Thursday, May 04, 2006

state administered exams

I am very lucky to have graduated before the Standards of Learning or SOLs were administered in the state of Virginia. Public schools are bad enough as both students and parents have little incentive to concentrate on the studies. Parents do not realize the expenses spent for public schools therefore not pushing their own children to study harder maintaining higher GPA's. The students, who don't receive this push naturally are inclined to have a race to the bottom. The ideas of why do the studies matter to the idea that they could get more out of life by dropping out of school race through the students minds. Who is the government to decide what our children should and should not know. These SOLs are a nuisance as they do not do anything but become a piece of data to show off to fellow statesmen on how educated one state is compared to the other.
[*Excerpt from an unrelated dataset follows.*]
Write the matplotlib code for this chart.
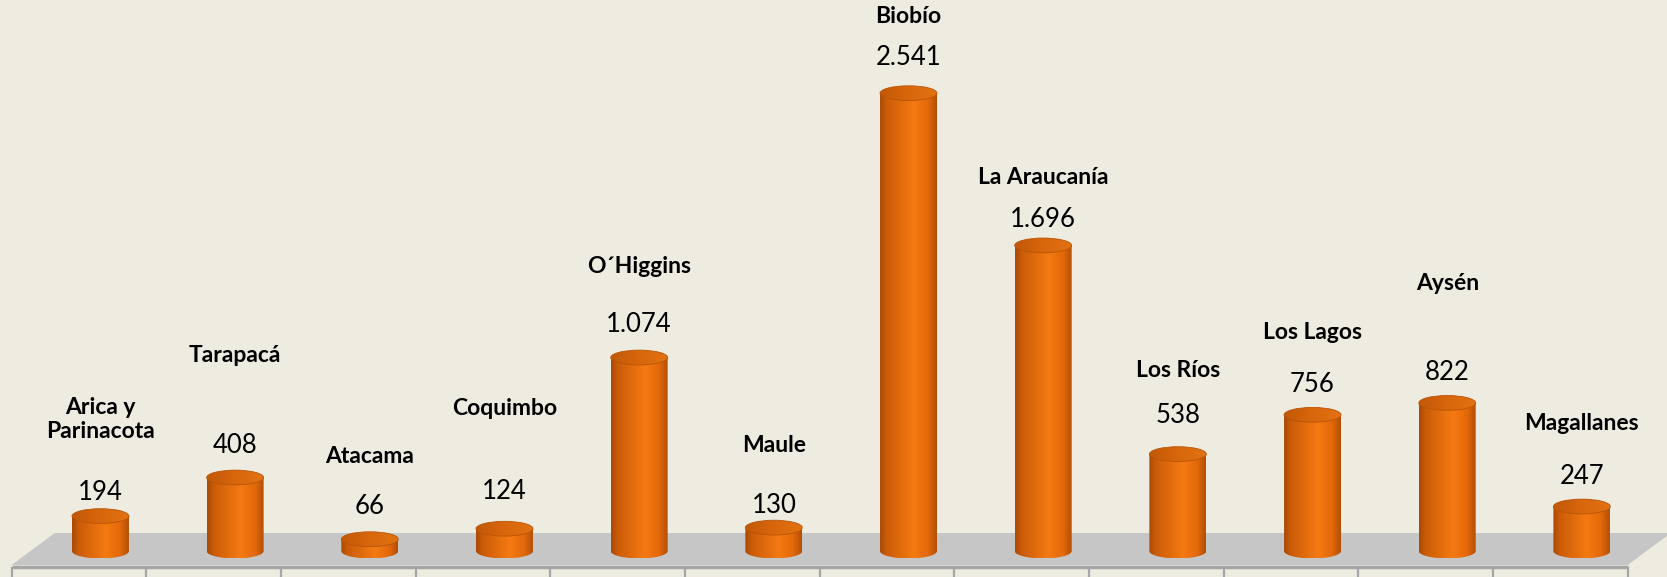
import numpy as np
import matplotlib
matplotlib.use("Agg")
import matplotlib.pyplot as plt
from matplotlib.colors import LinearSegmentedColormap
from matplotlib.patches import Ellipse, Polygon, PathPatch
from matplotlib.path import Path

# ------------------------------------------------------------ datos
regiones = ["Arica y\nParinacota", "Tarapacá", "Atacama", "Coquimbo",
            "O´Higgins", "Maule", "Biobío", "La Araucanía", "Los Ríos",
            "Los Lagos", "Aysén", "Magallanes"]
valores = [194, 408, 66, 124, 1074, 130, 2541, 1696, 538, 756, 822, 247]

# rótulos puestos a mano en el original: separación en px
gap_valor = [16, 25, 25, 30, 26, 15, 28, 19, 31, 23, 23, 23]
gap_nombre = [73, 90, 50, 83, 58, 60, 41, 42, 45, 52, 89, 53]

FONDO = "#EEECE1"
PISO = "#C6C6C6"
BORDE = "#A6A6A6"
FUENTE = ["Lato", "DejaVu Sans"]

cm_cuerpo = LinearSegmentedColormap.from_list(
    "cuerpo", [(0.0, "#A84A06"), (0.12, "#CC5C08"), (0.6, "#F57A12"),
               (0.85, "#E2680A"), (1.0, "#B24F06")])
cm_tapa = LinearSegmentedColormap.from_list(
    "tapa", [(0.0, "#C25808"), (0.5, "#D8660C"), (1.0, "#E27212")])

W, H = 1667, 577
fig = plt.figure(figsize=(W / 100, H / 100), dpi=100)
fig.patch.set_facecolor(FONDO)
ax = fig.add_axes([0, 0, 1, 1])
ax.set_facecolor(FONDO)
XLIM = (-0.746, 11.632)
YLIM = (-144, 3058)
ax.set_xlim(*XLIM)
ax.set_ylim(*YLIM)
ax.axis("off")

n = len(valores)
ancho = 0.423          # ancho del cilindro (categorías)
b = 41.0               # semieje vertical de las elipses (unidades)
prof = 0.16            # desplazamiento de perspectiva del piso
y_frente, y_fondo = -78, 100

# ------------------------------------------------------------ piso
piso = Polygon([(-0.5 - prof, y_frente), (n - 0.5 - prof, y_frente),
                (n - 0.5 + prof, y_fondo), (-0.5 + prof, y_fondo)],
               closed=True, fc=PISO, ec="none", zorder=1)
ax.add_patch(piso)
ax.hlines(y_frente - 8, -0.5 - prof, n - 0.5 - prof, color=BORDE, lw=2.5,
          zorder=1)
marcas = np.arange(n + 1) - 0.5 - prof
ax.vlines(marcas, YLIM[0], y_frente - 8, color=BORDE, lw=1.6, zorder=1)

# ------------------------------------------------------------ cilindros
grad = np.linspace(0, 1, 256).reshape(1, -1)
t = np.linspace(np.pi, 2 * np.pi, 40)
for i, v in enumerate(valores):
    x0, x1 = i - ancho / 2, i + ancho / 2
    arco = np.column_stack([i + ancho / 2 * np.cos(t), b * np.sin(t)])
    verts = np.vstack([[x0, v], arco, [x1, v], [x0, v]])
    cuerpo = PathPatch(Path(verts), fc="none", ec="none",
                       transform=ax.transData)
    ax.add_patch(cuerpo)
    im = ax.imshow(grad, extent=[x0, x1, -b, v], aspect="auto",
                   cmap=cm_cuerpo, zorder=3, interpolation="bilinear")
    im.set_clip_path(cuerpo)

    tapa = Ellipse((i, v), ancho, 2 * b, fc="none", ec="none",
                   transform=ax.transData)
    ax.add_patch(tapa)
    im2 = ax.imshow(grad, extent=[x0, x1, v - b, v + b], aspect="auto",
                    cmap=cm_tapa, zorder=4, interpolation="bilinear")
    im2.set_clip_path(tapa)
    ax.add_patch(Ellipse((i, v), ancho, 2 * b, fc="none", ec="#B85406",
                         lw=0.6, zorder=5))

    texto = f"{v:,}".replace(",", ".")
    ax.annotate(texto, (i, v + b), xytext=(0, gap_valor[i]),
                textcoords="offset pixels", ha="center", va="center",
                fontsize=18.5, family=FUENTE, color="black", zorder=6)
    ax.annotate(regiones[i], (i, v + b),
                xytext=(0, gap_valor[i] + gap_nombre[i]),
                textcoords="offset pixels", ha="center", va="center",
                fontsize=16.5, fontweight="bold", family=FUENTE,
                color="black", linespacing=1.2, zorder=6)

ax.set_xlim(*XLIM)
ax.set_ylim(*YLIM)
fig.savefig("out.png", dpi=100, facecolor=FONDO)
When students began to fail the State administered tests, the government stepped in to offer incentives. As told in the book Freakonomics by Steven Levitt, the teachers are more likely to cheat or perhaps even teach to the test rather than teach the material. I asked students in Virginia about the upcoming SOLs and found that many teachers had rushed through the material in order to cover just enough that would be included in the State test. A rushed lesson!! what is a student to learn in being rushed, perhaps they are able to memorize are maintain the knowledge for the exam but what have the students intially gained? Where is the value that is set so high in learning? Do we trust the government so much that they know what is best for our children to learn? Wouldn't a teacher who just taught her class certain material better know what to test her students on? Certaintly they may not have learned all the material, but at least the material they did learn is retained. If not for privatizing schools, then how bout just letting teachers have control over their classrooms? At least they will be able to teach upon the subjects they do know. Stress the areas they believe to be the most important and give the students a sense of rationality to understand what is right and what is wrong. I don't need the government to tell me what is right or wrong, and I don't think the students need it neither. WE all have our parents. WE all have our opinions. Need to end the state exams. Increase teachers power in classroom.